I’m reminded of a statement former Disney CEO Michael Eisner used in a memo once, which yeah.. I know, hear me out.  He was the head of the company during the Disney Renaissance, and for all the questionable decisions he did make, those movies saved the company.  In an internal memo sent out during his time at Paramount, he riffed on a Don Simpson quote, “We have no obligation to make art. We have no obligation to make history. We have no obligation to make a statement. But to make money, it is often important to make history, to make art, or to make some significant statement… In order to make money, we must always make entertaining movies, and if we make entertaining movies, at times we will reliably make history, art, a statement, or all three. We may even win awards… We cannot expect numerous hits, but if every film has an original and imaginative concept, then we can be confident that something will break through.”

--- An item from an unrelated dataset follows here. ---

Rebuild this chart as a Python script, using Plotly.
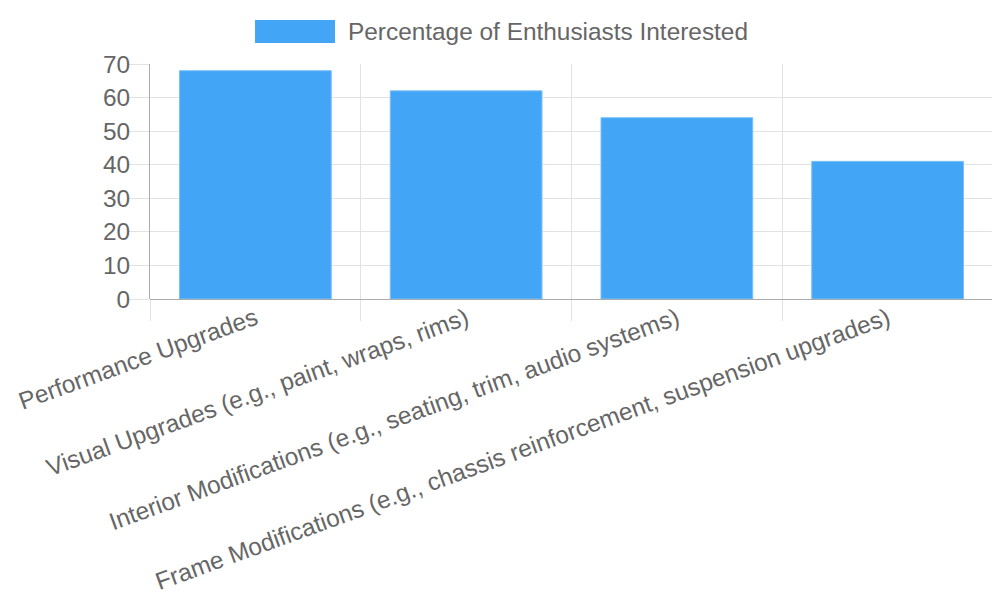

Now, this quote was taken from Disney War, and I couldn’t get a copy of the book to verify it, but I see it floating around in Disney forums constantly to justify why Eisner was the worst CEO ever because he said money was the primary goal of movie making.  But this statement is an insightful peek behind the curtain.  Disney is a business.  20th Century Fox is a business, and if they made a ton of movies that had artistic merit, but didn’t make them money, they’d have to stop making movies.  The goal of businesses is to make money so you can stay in business.

All this to say, yes, being exploited by a huge machine who has more power and money than God is absolutely wrong.  Swan isn’t justified in stealing Winslow’s work and murdering people to make The Paradise more successful.  But hearing a Muzak rendition of “A Day in the Life” isn’t quite the horror Brian De Palma made it out to be.  The Beatles have always been making that bag, so tone it down a bit.